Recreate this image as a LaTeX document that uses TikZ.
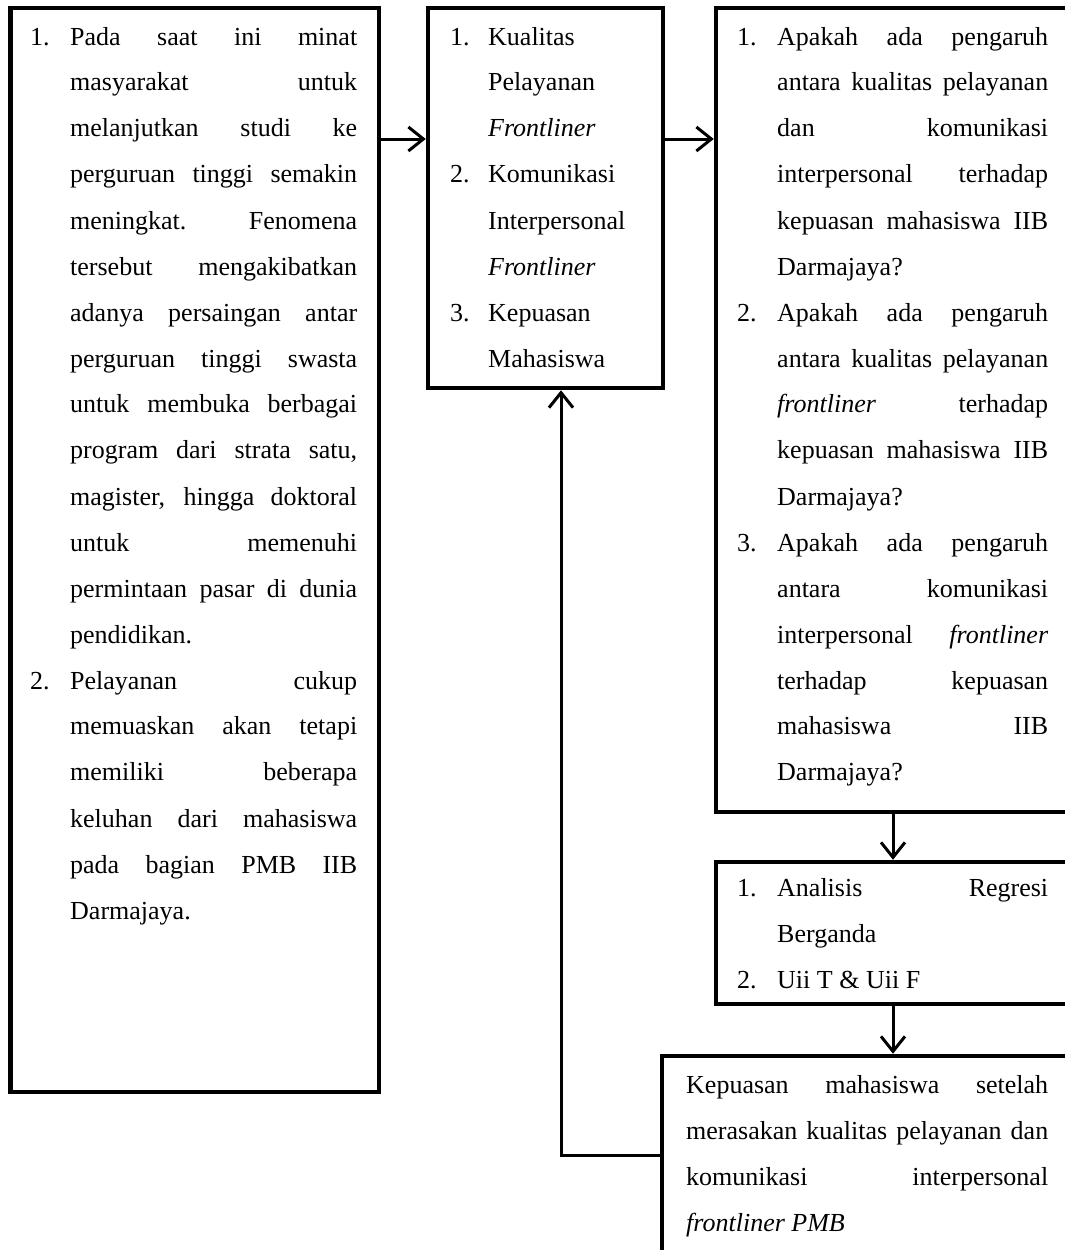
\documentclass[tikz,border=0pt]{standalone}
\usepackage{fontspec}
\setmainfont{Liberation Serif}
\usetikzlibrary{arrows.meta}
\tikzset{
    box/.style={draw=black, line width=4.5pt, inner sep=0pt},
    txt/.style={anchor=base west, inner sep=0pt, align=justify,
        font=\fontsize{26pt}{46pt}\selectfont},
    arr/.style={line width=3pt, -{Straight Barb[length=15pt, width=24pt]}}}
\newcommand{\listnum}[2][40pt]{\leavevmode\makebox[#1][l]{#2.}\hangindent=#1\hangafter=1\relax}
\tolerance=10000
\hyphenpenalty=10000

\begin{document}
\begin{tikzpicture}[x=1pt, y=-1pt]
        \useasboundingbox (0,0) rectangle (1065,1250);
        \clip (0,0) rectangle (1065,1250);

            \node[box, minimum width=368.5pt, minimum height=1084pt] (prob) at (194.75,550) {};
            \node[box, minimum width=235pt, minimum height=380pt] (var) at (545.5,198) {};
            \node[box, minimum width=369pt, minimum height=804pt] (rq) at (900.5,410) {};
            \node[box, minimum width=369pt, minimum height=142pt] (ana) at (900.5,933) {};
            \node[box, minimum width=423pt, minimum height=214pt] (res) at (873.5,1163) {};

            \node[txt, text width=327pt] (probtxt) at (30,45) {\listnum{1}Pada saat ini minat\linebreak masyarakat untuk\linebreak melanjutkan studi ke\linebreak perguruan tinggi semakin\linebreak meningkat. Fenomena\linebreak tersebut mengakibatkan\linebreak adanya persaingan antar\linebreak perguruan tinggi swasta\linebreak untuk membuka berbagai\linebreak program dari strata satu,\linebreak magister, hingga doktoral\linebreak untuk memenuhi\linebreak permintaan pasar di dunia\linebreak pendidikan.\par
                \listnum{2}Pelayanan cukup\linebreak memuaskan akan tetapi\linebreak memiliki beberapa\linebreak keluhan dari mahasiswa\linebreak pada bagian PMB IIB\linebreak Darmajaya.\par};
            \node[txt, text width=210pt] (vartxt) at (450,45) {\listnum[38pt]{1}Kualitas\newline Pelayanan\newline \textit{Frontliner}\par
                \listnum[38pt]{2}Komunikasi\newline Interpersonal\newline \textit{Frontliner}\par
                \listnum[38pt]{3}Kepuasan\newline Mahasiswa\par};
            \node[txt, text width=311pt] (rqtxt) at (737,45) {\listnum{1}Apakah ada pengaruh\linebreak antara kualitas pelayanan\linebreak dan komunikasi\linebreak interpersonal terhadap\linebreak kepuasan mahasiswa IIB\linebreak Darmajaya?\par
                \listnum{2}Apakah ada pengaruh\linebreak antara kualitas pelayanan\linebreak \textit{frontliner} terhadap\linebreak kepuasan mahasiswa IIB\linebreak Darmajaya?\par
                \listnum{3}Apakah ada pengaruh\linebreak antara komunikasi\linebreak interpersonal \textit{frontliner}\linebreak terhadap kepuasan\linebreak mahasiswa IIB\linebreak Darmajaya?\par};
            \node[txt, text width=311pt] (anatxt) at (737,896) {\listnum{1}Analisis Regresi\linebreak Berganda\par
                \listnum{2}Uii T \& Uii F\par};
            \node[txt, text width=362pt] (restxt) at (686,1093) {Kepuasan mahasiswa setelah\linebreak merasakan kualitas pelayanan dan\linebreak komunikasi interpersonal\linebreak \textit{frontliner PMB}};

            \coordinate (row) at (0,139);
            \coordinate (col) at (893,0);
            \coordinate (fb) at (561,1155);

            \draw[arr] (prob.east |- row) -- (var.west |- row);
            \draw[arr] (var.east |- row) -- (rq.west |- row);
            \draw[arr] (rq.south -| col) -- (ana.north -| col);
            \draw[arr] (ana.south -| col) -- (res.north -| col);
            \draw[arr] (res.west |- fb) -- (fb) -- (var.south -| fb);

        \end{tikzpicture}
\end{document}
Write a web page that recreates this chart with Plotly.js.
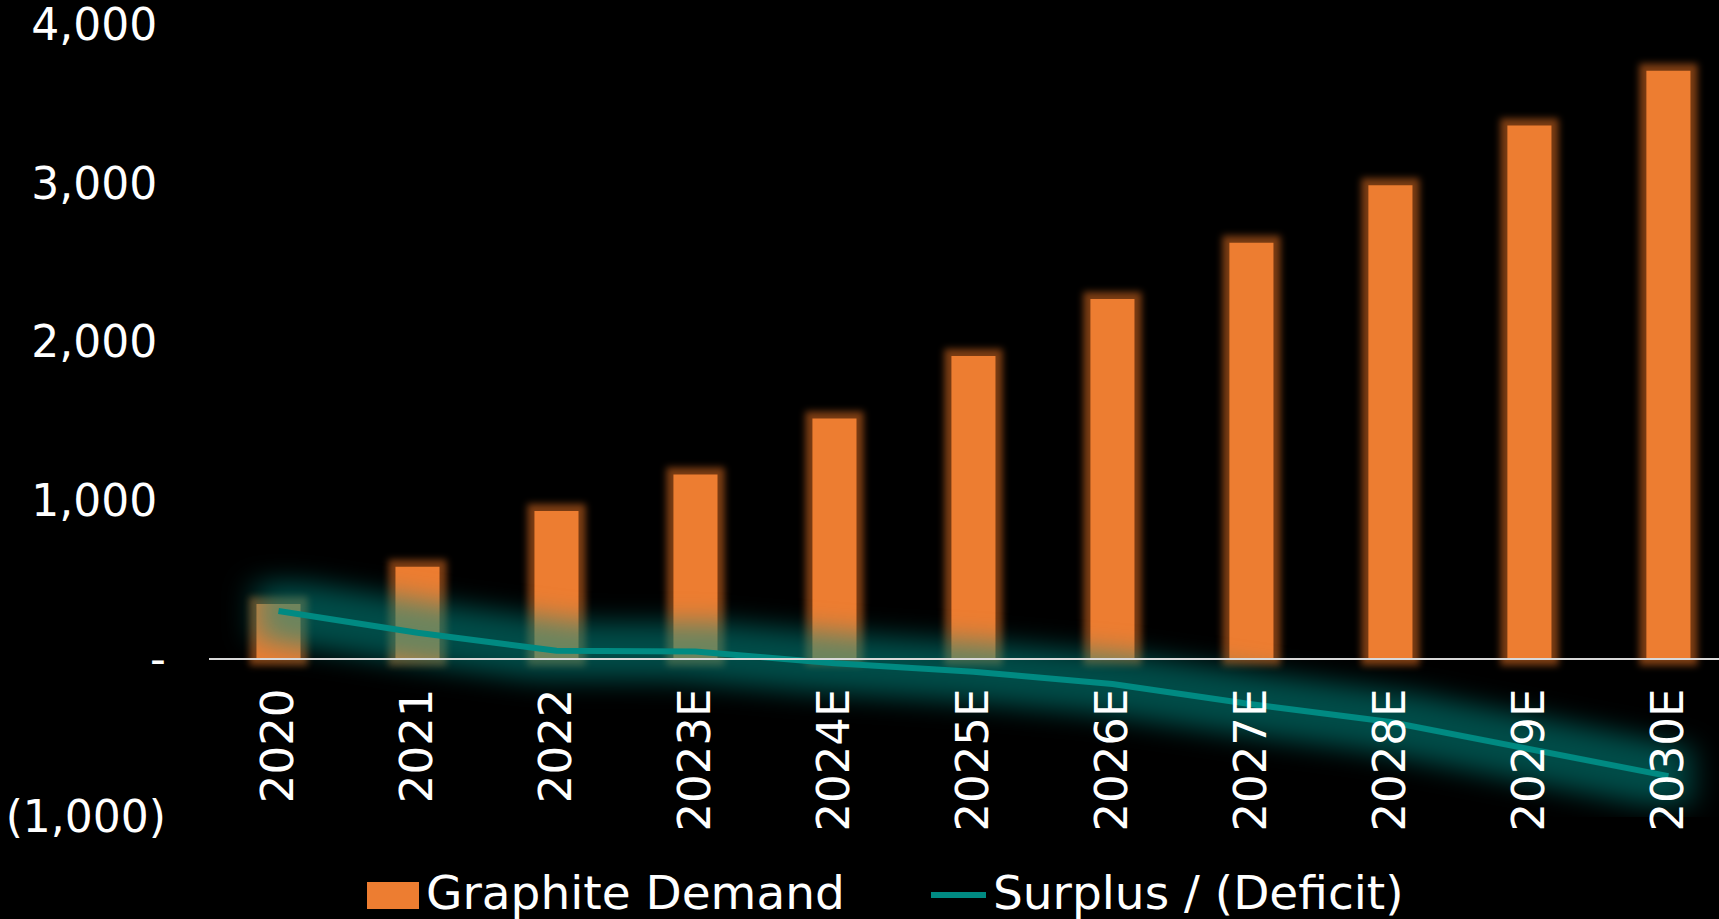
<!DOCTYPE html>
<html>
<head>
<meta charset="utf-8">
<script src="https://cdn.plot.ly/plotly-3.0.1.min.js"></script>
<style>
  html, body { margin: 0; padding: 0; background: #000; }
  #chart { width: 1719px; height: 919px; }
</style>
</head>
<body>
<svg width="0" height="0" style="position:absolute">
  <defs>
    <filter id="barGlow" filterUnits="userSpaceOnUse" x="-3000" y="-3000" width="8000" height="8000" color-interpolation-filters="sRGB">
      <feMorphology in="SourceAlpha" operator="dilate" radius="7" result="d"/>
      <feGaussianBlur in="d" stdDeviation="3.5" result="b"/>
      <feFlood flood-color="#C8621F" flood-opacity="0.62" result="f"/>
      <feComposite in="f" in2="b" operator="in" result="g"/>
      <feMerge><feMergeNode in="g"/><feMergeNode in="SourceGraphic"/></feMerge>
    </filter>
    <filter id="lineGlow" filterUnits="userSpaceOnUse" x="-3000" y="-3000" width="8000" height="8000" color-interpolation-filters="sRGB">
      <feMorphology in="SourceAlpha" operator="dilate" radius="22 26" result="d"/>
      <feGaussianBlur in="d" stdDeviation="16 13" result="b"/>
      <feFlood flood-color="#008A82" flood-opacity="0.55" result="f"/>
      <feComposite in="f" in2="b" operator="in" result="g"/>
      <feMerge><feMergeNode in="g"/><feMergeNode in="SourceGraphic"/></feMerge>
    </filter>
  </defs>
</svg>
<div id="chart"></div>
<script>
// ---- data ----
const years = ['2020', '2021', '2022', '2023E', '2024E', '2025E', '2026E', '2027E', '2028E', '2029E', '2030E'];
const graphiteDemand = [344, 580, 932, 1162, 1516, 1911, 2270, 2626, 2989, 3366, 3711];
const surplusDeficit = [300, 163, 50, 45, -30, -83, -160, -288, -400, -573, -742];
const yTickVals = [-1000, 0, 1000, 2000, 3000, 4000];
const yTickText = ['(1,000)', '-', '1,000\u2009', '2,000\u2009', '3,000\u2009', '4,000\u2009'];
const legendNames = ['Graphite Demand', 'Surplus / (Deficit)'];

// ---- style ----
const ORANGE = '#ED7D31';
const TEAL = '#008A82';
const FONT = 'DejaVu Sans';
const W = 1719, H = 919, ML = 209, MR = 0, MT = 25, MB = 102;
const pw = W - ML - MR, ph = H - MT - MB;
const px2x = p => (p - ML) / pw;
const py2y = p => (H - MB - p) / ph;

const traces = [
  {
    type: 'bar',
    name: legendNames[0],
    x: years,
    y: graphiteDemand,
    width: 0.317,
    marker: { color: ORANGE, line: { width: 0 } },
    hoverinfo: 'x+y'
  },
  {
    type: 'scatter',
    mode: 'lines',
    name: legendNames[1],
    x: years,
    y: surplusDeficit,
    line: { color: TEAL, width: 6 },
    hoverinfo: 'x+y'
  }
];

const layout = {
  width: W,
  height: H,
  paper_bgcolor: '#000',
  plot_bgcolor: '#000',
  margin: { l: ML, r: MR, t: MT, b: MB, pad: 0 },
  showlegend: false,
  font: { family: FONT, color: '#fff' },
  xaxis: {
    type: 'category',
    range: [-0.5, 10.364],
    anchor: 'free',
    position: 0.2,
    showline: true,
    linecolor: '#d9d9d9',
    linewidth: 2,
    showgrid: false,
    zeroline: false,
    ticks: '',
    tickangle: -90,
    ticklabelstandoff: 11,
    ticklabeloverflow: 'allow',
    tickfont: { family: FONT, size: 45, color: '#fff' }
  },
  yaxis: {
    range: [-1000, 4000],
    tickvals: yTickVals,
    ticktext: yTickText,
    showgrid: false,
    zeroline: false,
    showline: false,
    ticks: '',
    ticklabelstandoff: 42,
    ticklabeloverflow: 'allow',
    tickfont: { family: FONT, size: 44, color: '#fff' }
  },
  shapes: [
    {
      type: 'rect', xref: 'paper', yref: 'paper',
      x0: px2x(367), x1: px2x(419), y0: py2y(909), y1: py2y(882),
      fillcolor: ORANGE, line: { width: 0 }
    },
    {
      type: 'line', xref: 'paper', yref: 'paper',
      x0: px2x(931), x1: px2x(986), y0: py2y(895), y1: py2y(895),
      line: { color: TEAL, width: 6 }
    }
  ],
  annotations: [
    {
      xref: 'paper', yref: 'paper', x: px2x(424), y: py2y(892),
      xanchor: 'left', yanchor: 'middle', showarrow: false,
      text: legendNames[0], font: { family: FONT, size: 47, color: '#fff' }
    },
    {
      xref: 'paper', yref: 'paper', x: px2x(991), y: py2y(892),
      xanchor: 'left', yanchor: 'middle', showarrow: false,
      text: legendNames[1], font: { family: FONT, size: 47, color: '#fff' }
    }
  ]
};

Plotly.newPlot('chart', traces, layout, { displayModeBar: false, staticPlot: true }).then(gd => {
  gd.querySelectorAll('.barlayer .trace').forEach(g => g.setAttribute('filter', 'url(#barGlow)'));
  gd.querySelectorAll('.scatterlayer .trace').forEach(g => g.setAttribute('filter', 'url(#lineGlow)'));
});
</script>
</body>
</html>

---*---

Only the lines from the start of the records to the line with "minimum width=423pt, minimum" belong in the copy. Print them exactly, minus pictures.

EXERCISE SOLUTION:
Recreate this image as a LaTeX document that uses TikZ.
\documentclass[tikz,border=0pt]{standalone}
\usepackage{fontspec}
\setmainfont{Liberation Serif}
\usetikzlibrary{arrows.meta}
\tikzset{
    box/.style={draw=black, line width=4.5pt, inner sep=0pt},
    txt/.style={anchor=base west, inner sep=0pt, align=justify,
        font=\fontsize{26pt}{46pt}\selectfont},
    arr/.style={line width=3pt, -{Straight Barb[length=15pt, width=24pt]}}}
\newcommand{\listnum}[2][40pt]{\leavevmode\makebox[#1][l]{#2.}\hangindent=#1\hangafter=1\relax}
\tolerance=10000
\hyphenpenalty=10000

\begin{document}
\begin{tikzpicture}[x=1pt, y=-1pt]
        \useasboundingbox (0,0) rectangle (1065,1250);
        \clip (0,0) rectangle (1065,1250);

            \node[box, minimum width=368.5pt, minimum height=1084pt] (prob) at (194.75,550) {};
            \node[box, minimum width=235pt, minimum height=380pt] (var) at (545.5,198) {};
            \node[box, minimum width=369pt, minimum height=804pt] (rq) at (900.5,410) {};
            \node[box, minimum width=369pt, minimum height=142pt] (ana) at (900.5,933) {};
            \node[box, minimum width=423pt, minimum height=214pt] (res) at (873.5,1163) {};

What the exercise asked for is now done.